Informal Description of the Course

  1. I've taught this class twice before, in the winter of 2003 and the spring of 2007. Both times the class went quite well and was a lot of fun. It was a large class (around 25 students) and taken by students with a wide range of interests.
  2. We will cover just a handful of key ideas, but will do so from a number of different perspectives. Some parts of this class will be quite mathematical, others will be not mathematical at all. It is likely that you will enjoy some parts of the class more than others. I think that these different perspectives will be complementary. However, there might be a little bit of redundancy at times.
  3. You do not need to have taken Physics I and II here (or anywhere) to take Physics III.
  4. Falling behind in this course is not a good idea. If you're confused about something, it's very important that you seek help sooner rather than later. I can't offer assistance if I don't know who needs it when. You need to take responsibility to seek help if you need it. On a related note ...
  5. I do not expect all of the homework assignments to be easy; I don't expect you to be able to sit down and do them easily the first time. Don't let yourself get frustrated—I strongly suggest working with others and seeking help if you need it.
  6. You should be aware that this course is quite different than Physics III courses at other colleges and universities.
  7. You'll probably spend more time reading and thinking, and less time doing HW than you did in Physics I and/or II or Calculus.
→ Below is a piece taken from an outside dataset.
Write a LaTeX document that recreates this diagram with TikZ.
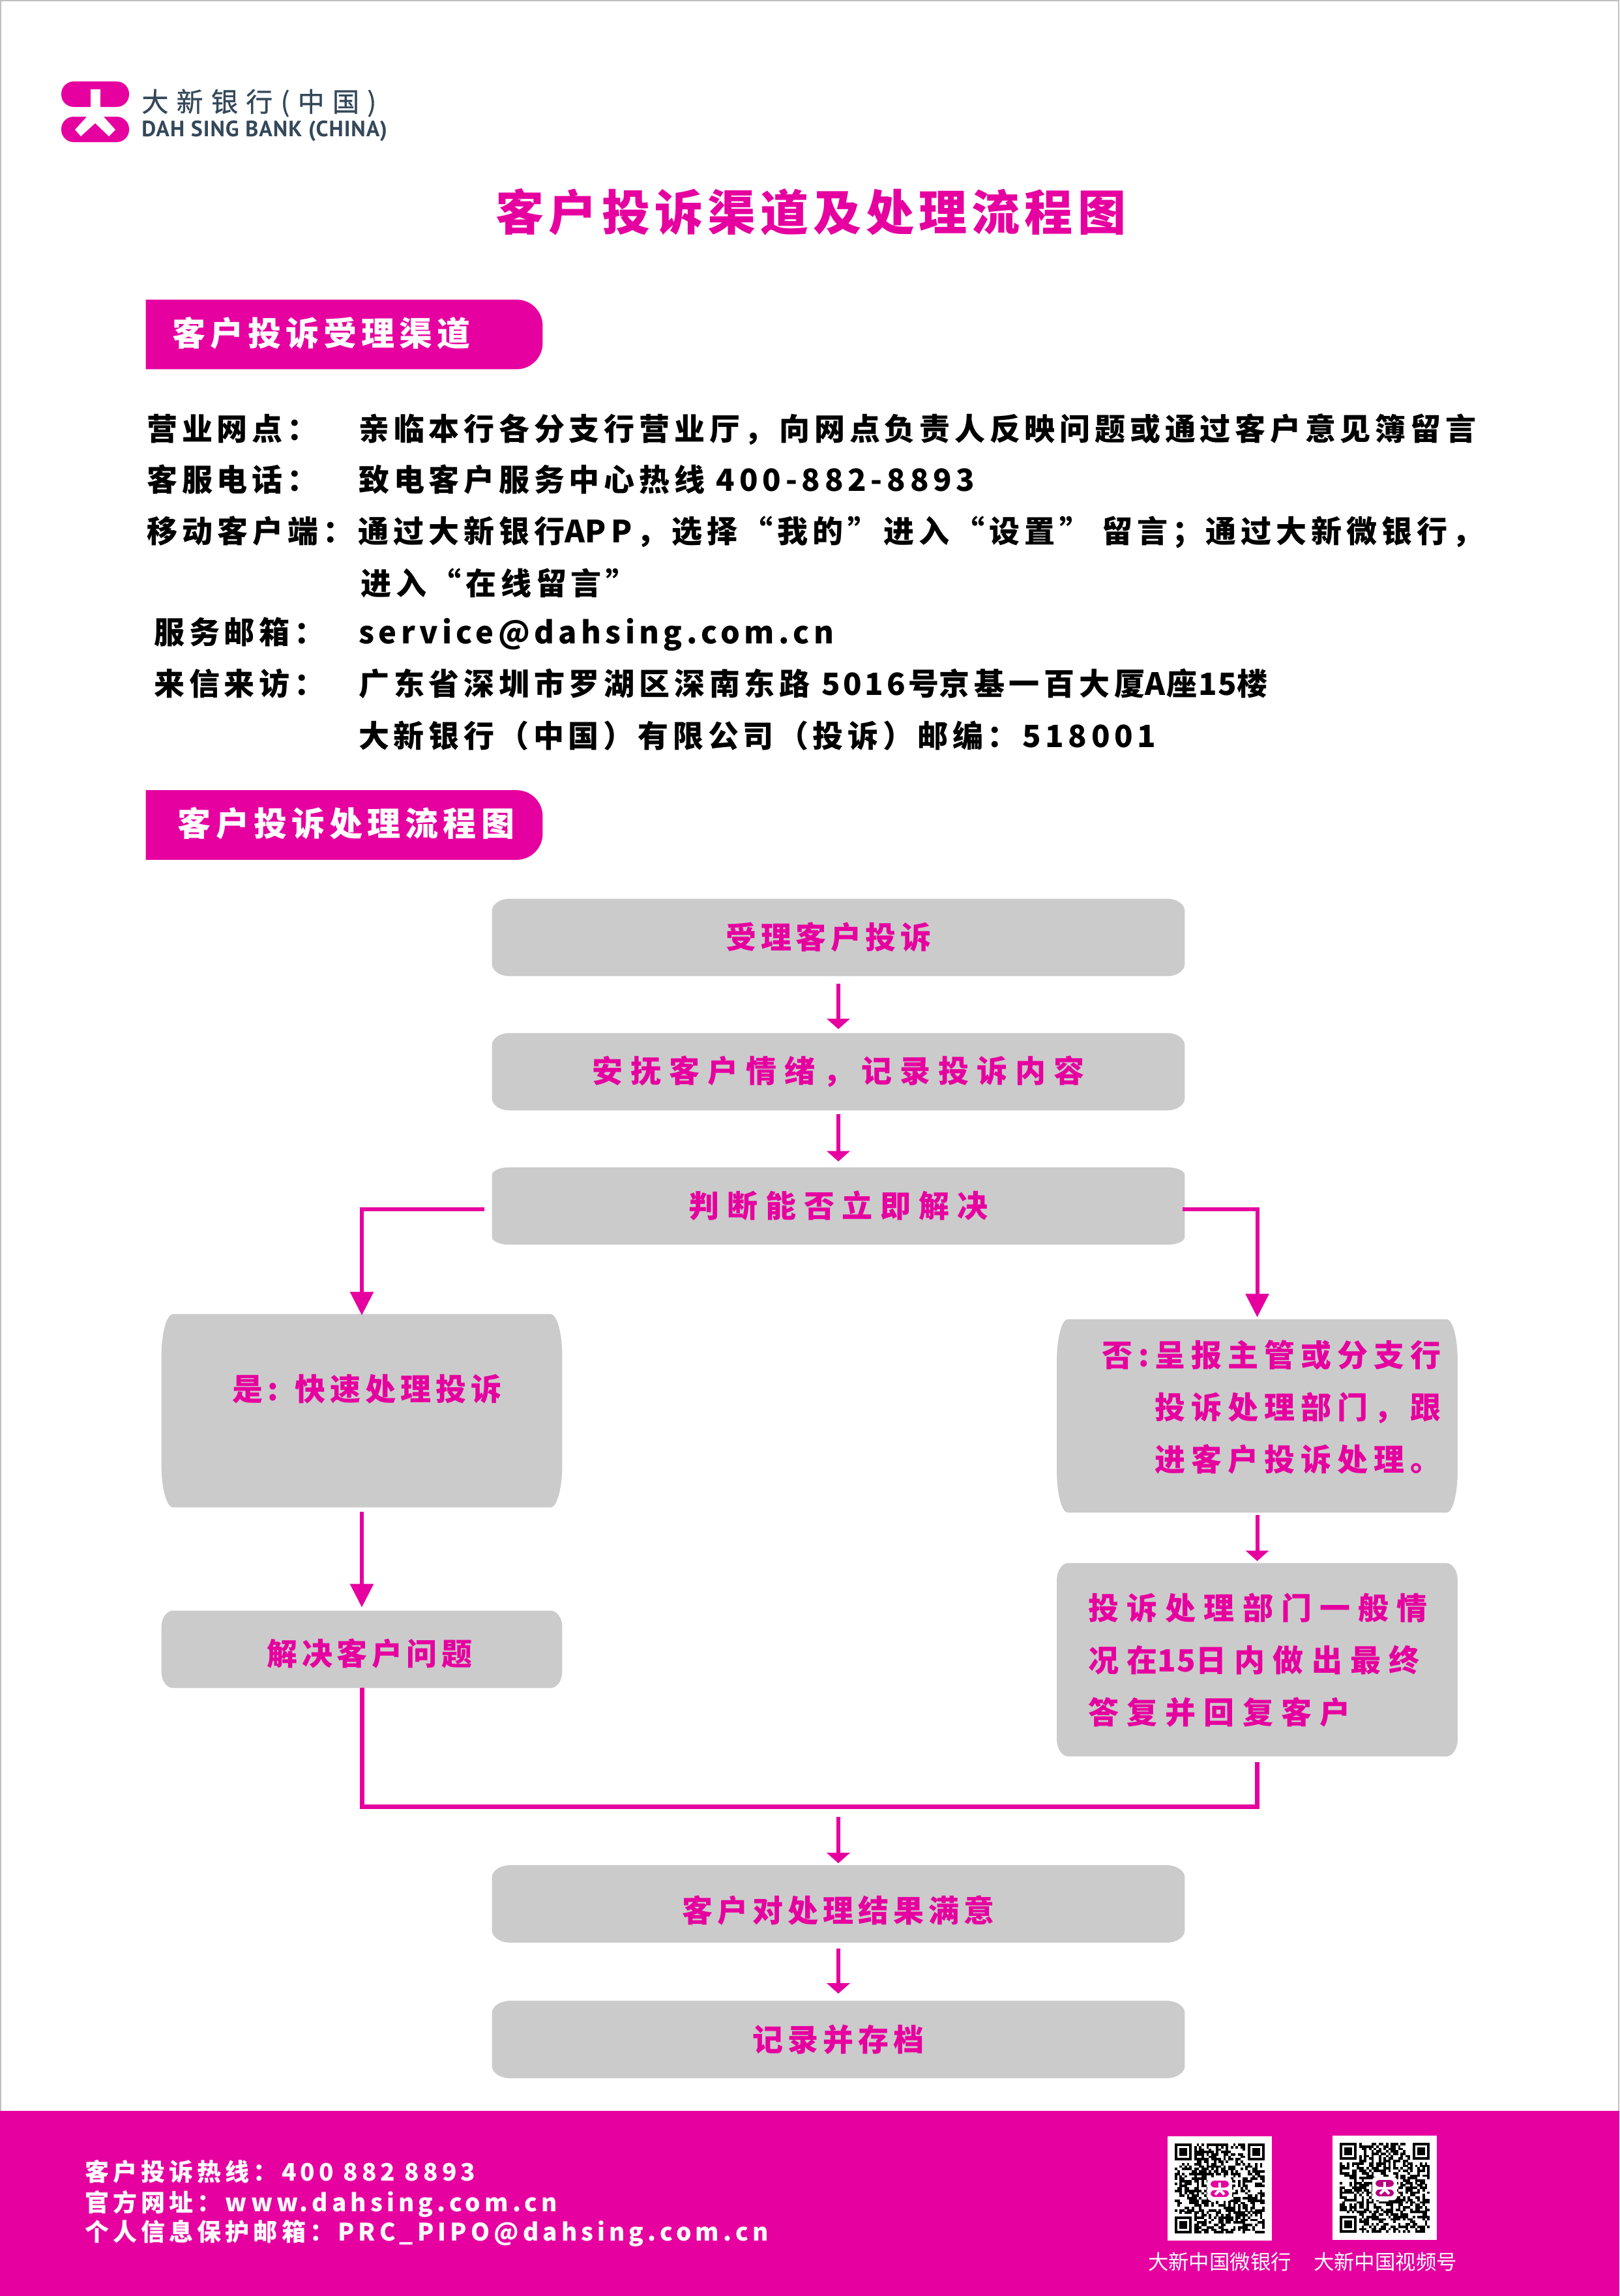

The last time I taught the class students reported that discussion with peers outside of class were particularly valuable.
  8. The study of quantum mechanics has a very different feel to it than many other areas of physics. It's weird—far weirder than special relativity. My hope is that this will make you uncomfortable, but in a good way.
  9. For students who are more interested in the philosophical aspects of QM and less interested in the the mathematical theory, it should be possible to concentrate on this some independently towards the end of the course.

What this course is not

  • A modern physics course. Many first courses on quantum mechanics emphasize the tremendous applications of quantum mechanics. This is understandable; QM can explain atomic spectra, the specific heat of solids, semi-conductors, molecular bonding, etc. Courses with this emphasis are often titled Modern Physics. Modern Physics is a standard sophomore/junior level course for physics and chemistry majors. This course is not a modern physics course. It instead considers in considerable detail a few very simple QM systems. The goal is to give insight into the structure of the theory of quantum mechanics and make clear those aspects of quantum mechanics that are different than classical mechanics. This course is not unique. A similar, although less technical, course has been offered for years at Oberlin college. A more advanced version of this course has been offered a few times at Oregon State University. We will be using materials from both of these courses.
  • A philosophy course. This course is designed to explain what's new and different and strange and unsettling about quantum mechanics. In so doing, we will have considerable opportunity to discuss wave-particle duality, entanglement, causality, non-locality, and other spooky and/or philosophical things. However, this is not a philosophy course.
  • A new-age quantum experience. We will not directly cover such things as quantum healing, quantum psychology, quantum consciousness, etc. Nevertheless, this course should put you in a position to examine these ideas critically, carefully, and thoughtfully.
  • A particle physics course. This is not a course about string theory or modern particle physics.

Rough Outline

  1. The first part of the course of the course we will use Dan Styer's book, the Strange World of Quantum Mechanics. In the past, students have liked like this book but occasionally wondered if Styer was over-simplifying things.
  2. The second part of the course we will dig deeper into some of the philosophical questions raised by QM. In so doing we will read a handful of articles and book chapters that aren't from Styer.
  3. For the third part, we will use parts of the short book by McIntyre. In so doing, we will revisit many of the topics covered by Styer, but in a much more mathematical way. Those of you who like math and abstraction will enjoy this. I think you will find, however, that the math doesn't help with the philosophical or conceptual questions raised by QM. I suspect at this point that you will appreciate Styer's book much more than you might have at first.
  4. We will then look some at the historical development of QM. There will be two prongs to this. One will be scientific, the other historical and social. For the scientific prong, we'll use some materials from traditional modern physics texts. And for the historical, we'll read a few essays about some of the key scientists who developed QM.
  5. Finally, we will end the term with a discussion of cryptography and quantum cryptography. This is a fun topic that seems to go well in the last few weeks of spring term.